* TASK BRIEF: Can you write out all the lines word for word, with no pictures?

* DATASET EXCERPT:
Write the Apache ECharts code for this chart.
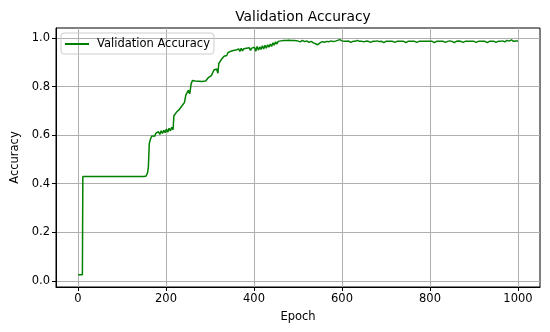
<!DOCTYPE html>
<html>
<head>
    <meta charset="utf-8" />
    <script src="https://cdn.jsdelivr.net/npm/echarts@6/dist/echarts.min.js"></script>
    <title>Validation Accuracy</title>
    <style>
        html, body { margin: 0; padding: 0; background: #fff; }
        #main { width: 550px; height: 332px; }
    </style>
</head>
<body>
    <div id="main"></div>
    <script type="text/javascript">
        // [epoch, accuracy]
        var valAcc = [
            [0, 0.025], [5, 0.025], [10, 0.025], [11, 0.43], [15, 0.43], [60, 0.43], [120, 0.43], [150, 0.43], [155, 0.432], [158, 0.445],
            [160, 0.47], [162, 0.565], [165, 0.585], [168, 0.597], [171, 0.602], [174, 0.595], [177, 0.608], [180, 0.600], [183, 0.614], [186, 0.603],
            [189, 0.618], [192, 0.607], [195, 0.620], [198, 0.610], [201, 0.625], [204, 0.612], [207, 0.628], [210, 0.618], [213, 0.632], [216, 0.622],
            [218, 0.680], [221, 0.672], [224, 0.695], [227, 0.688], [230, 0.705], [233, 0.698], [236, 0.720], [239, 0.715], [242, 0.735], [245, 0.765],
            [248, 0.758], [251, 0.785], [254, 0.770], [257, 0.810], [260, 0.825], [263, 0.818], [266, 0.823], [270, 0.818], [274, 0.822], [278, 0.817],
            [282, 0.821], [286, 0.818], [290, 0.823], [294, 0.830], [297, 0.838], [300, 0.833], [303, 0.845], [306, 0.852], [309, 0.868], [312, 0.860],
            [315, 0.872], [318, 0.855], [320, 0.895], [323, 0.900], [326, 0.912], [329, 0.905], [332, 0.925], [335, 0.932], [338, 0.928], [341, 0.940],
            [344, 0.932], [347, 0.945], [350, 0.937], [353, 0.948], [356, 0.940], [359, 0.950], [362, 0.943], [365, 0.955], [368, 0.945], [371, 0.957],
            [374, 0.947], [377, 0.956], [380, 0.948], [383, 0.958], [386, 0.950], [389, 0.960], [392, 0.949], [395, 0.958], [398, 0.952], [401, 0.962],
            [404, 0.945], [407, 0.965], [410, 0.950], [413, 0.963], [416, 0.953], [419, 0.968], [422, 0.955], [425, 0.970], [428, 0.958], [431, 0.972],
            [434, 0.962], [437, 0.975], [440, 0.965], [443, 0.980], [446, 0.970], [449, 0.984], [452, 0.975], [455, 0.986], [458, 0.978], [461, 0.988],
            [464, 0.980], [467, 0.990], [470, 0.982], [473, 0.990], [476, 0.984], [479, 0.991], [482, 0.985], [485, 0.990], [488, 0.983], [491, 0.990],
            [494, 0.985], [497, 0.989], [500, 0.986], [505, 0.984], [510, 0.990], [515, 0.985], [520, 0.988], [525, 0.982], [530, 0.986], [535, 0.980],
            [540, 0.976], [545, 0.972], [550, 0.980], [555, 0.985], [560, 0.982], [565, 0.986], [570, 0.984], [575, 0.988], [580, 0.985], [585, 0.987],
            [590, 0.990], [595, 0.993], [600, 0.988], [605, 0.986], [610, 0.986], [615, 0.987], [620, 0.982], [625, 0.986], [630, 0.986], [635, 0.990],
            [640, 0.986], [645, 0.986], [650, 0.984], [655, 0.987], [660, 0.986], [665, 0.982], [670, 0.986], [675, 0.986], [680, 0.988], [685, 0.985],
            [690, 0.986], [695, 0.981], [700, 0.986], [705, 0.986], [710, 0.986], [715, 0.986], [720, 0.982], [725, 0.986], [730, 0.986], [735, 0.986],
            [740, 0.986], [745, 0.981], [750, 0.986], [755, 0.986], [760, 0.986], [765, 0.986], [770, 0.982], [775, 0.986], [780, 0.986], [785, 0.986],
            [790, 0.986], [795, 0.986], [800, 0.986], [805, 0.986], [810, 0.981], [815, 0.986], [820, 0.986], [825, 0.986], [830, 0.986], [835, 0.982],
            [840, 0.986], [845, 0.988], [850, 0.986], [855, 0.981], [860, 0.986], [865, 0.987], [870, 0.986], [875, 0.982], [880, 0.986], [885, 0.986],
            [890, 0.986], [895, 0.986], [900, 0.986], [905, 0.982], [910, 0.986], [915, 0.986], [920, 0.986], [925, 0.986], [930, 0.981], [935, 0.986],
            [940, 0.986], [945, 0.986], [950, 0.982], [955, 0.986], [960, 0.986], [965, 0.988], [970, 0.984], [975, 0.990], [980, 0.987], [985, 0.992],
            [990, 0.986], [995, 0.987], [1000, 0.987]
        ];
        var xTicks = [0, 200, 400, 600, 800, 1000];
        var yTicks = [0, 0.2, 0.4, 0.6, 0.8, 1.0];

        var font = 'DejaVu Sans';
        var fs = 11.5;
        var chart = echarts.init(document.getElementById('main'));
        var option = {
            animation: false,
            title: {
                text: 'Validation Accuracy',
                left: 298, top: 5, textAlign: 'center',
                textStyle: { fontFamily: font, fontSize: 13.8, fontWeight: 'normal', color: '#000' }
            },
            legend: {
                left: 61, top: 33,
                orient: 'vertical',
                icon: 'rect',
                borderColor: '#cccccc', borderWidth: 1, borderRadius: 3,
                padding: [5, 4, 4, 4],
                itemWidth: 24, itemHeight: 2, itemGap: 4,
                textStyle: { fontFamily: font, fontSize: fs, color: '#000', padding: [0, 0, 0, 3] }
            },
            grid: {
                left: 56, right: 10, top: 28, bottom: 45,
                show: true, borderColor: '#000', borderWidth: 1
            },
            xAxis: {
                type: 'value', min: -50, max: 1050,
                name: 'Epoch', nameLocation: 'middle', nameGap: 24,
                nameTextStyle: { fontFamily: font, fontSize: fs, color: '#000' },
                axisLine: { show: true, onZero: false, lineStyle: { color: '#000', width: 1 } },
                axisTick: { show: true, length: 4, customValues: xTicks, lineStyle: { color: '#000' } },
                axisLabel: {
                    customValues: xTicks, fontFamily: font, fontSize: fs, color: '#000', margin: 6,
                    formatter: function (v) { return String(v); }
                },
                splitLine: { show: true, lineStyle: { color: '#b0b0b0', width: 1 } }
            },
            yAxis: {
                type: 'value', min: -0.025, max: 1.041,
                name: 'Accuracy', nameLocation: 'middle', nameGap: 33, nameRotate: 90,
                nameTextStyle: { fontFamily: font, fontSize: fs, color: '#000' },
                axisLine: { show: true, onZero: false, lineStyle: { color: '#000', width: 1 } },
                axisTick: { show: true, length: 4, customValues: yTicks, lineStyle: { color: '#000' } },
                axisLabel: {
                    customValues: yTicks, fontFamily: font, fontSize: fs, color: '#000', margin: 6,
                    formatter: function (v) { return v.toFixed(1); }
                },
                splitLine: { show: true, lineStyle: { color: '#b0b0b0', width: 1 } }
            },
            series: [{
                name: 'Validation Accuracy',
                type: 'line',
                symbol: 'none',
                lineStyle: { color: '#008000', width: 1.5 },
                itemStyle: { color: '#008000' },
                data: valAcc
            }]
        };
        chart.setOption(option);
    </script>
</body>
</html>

* WRITTEN SOLUTION:
Write the Apache ECharts code for this chart.
<!DOCTYPE html>
<html>
<head>
    <meta charset="utf-8" />
    <script src="https://cdn.jsdelivr.net/npm/echarts@6/dist/echarts.min.js"></script>
    <title>Validation Accuracy</title>
    <style>
        html, body { margin: 0; padding: 0; background: #fff; }
        #main { width: 550px; height: 332px; }
    </style>
</head>
<body>
    <div id="main"></div>
    <script type="text/javascript">
        // [epoch, accuracy]
        var valAcc = [
            [0, 0.025], [5, 0.025], [10, 0.025], [11, 0.43], [15, 0.43], [60, 0.43], [120, 0.43], [150, 0.43], [155, 0.432], [158, 0.445],
            [160, 0.47], [162, 0.565], [165, 0.585], [168, 0.597], [171, 0.602], [174, 0.595], [177, 0.608], [180, 0.600], [183, 0.614], [186, 0.603],
            [189, 0.618], [192, 0.607], [195, 0.620], [198, 0.610], [201, 0.625], [204, 0.612], [207, 0.628], [210, 0.618], [213, 0.632], [216, 0.622],
            [218, 0.680], [221, 0.672], [224, 0.695], [227, 0.688], [230, 0.705], [233, 0.698], [236, 0.720], [239, 0.715], [242, 0.735], [245, 0.765],
            [248, 0.758], [251, 0.785], [254, 0.770], [257, 0.810], [260, 0.825], [263, 0.818], [266, 0.823], [270, 0.818], [274, 0.822], [278, 0.817],
            [282, 0.821], [286, 0.818], [290, 0.823], [294, 0.830], [297, 0.838], [300, 0.833], [303, 0.845], [306, 0.852], [309, 0.868], [312, 0.860],
            [315, 0.872], [318, 0.855], [320, 0.895], [323, 0.900], [326, 0.912], [329, 0.905], [332, 0.925], [335, 0.932], [338, 0.928], [341, 0.940],
            [344, 0.932], [347, 0.945], [350, 0.937], [353, 0.948], [356, 0.940], [359, 0.950], [362, 0.943], [365, 0.955], [368, 0.945], [371, 0.957],
            [374, 0.947], [377, 0.956], [380, 0.948], [383, 0.958], [386, 0.950], [389, 0.960], [392, 0.949], [395, 0.958], [398, 0.952], [401, 0.962],
            [404, 0.945], [407, 0.965], [410, 0.950], [413, 0.963], [416, 0.953], [419, 0.968], [422, 0.955], [425, 0.970], [428, 0.958], [431, 0.972],
            [434, 0.962], [437, 0.975], [440, 0.965], [443, 0.980], [446, 0.970], [449, 0.984], [452, 0.975], [455, 0.986], [458, 0.978], [461, 0.988],
            [464, 0.980], [467, 0.990], [470, 0.982], [473, 0.990], [476, 0.984], [479, 0.991], [482, 0.985], [485, 0.990], [488, 0.983], [491, 0.990],
            [494, 0.985], [497, 0.989], [500, 0.986], [505, 0.984], [510, 0.990], [515, 0.985], [520, 0.988], [525, 0.982], [530, 0.986], [535, 0.980],
            [540, 0.976], [545, 0.972], [550, 0.980], [555, 0.985], [560, 0.982], [565, 0.986], [570, 0.984], [575, 0.988], [580, 0.985], [585, 0.987],
            [590, 0.990], [595, 0.993], [600, 0.988], [605, 0.986], [610, 0.986], [615, 0.987], [620, 0.982], [625, 0.986], [630, 0.986], [635, 0.990],
            [640, 0.986], [645, 0.986], [650, 0.984], [655, 0.987], [660, 0.986], [665, 0.982], [670, 0.986], [675, 0.986], [680, 0.988], [685, 0.985],
            [690, 0.986], [695, 0.981], [700, 0.986], [705, 0.986], [710, 0.986], [715, 0.986], [720, 0.982], [725, 0.986], [730, 0.986], [735, 0.986],
            [740, 0.986], [745, 0.981], [750, 0.986], [755, 0.986], [760, 0.986], [765, 0.986], [770, 0.982], [775, 0.986], [780, 0.986], [785, 0.986],
            [790, 0.986], [795, 0.986], [800, 0.986], [805, 0.986], [810, 0.981], [815, 0.986], [820, 0.986], [825, 0.986], [830, 0.986], [835, 0.982],
            [840, 0.986], [845, 0.988], [850, 0.986], [855, 0.981], [860, 0.986], [865, 0.987], [870, 0.986], [875, 0.982], [880, 0.986], [885, 0.986],
            [890, 0.986], [895, 0.986], [900, 0.986], [905, 0.982], [910, 0.986], [915, 0.986], [920, 0.986], [925, 0.986], [930, 0.981], [935, 0.986],
            [940, 0.986], [945, 0.986], [950, 0.982], [955, 0.986], [960, 0.986], [965, 0.988], [970, 0.984], [975, 0.990], [980, 0.987], [985, 0.992],
            [990, 0.986], [995, 0.987], [1000, 0.987]
        ];
        var xTicks = [0, 200, 400, 600, 800, 1000];
        var yTicks = [0, 0.2, 0.4, 0.6, 0.8, 1.0];

        var font = 'DejaVu Sans';
        var fs = 11.5;
        var chart = echarts.init(document.getElementById('main'));
        var option = {
            animation: false,
            title: {
                text: 'Validation Accuracy',
                left: 298, top: 5, textAlign: 'center',
                textStyle: { fontFamily: font, fontSize: 13.8, fontWeight: 'normal', color: '#000' }
            },
            legend: {
                left: 61, top: 33,
                orient: 'vertical',
                icon: 'rect',
                borderColor: '#cccccc', borderWidth: 1, borderRadius: 3,
                padding: [5, 4, 4, 4],
                itemWidth: 24, itemHeight: 2, itemGap: 4,
                textStyle: { fontFamily: font, fontSize: fs, color: '#000', padding: [0, 0, 0, 3] }
            },
            grid: {
                left: 56, right: 10, top: 28, bottom: 45,
                show: true, borderColor: '#000', borderWidth: 1
            },
            xAxis: {
                type: 'value', min: -50, max: 1050,
                name: 'Epoch', nameLocation: 'middle', nameGap: 24,
                nameTextStyle: { fontFamily: font, fontSize: fs, color: '#000' },
                axisLine: { show: true, onZero: false, lineStyle: { color: '#000', width: 1 } },
                axisTick: { show: true, length: 4, customValues: xTicks, lineStyle: { color: '#000' } },
                axisLabel: {
                    customValues: xTicks, fontFamily: font, fontSize: fs, color: '#000', margin: 6,
                    formatter: function (v) { return String(v); }
                },
                splitLine: { show: true, lineStyle: { color: '#b0b0b0', width: 1 } }
            },
            yAxis: {
                type: 'value', min: -0.025, max: 1.041,
                name: 'Accuracy', nameLocation: 'middle', nameGap: 33, nameRotate: 90,
                nameTextStyle: { fontFamily: font, fontSize: fs, color: '#000' },
                axisLine: { show: true, onZero: false, lineStyle: { color: '#000', width: 1 } },
                axisTick: { show: true, length: 4, customValues: yTicks, lineStyle: { color: '#000' } },
                axisLabel: {
                    customValues: yTicks, fontFamily: font, fontSize: fs, color: '#000', margin: 6,
                    formatter: function (v) { return v.toFixed(1); }
                },
                splitLine: { show: true, lineStyle: { color: '#b0b0b0', width: 1 } }
            },
            series: [{
                name: 'Validation Accuracy',
                type: 'line',
                symbol: 'none',
                lineStyle: { color: '#008000', width: 1.5 },
                itemStyle: { color: '#008000' },
                data: valAcc
            }]
        };
        chart.setOption(option);
    </script>
</body>
</html>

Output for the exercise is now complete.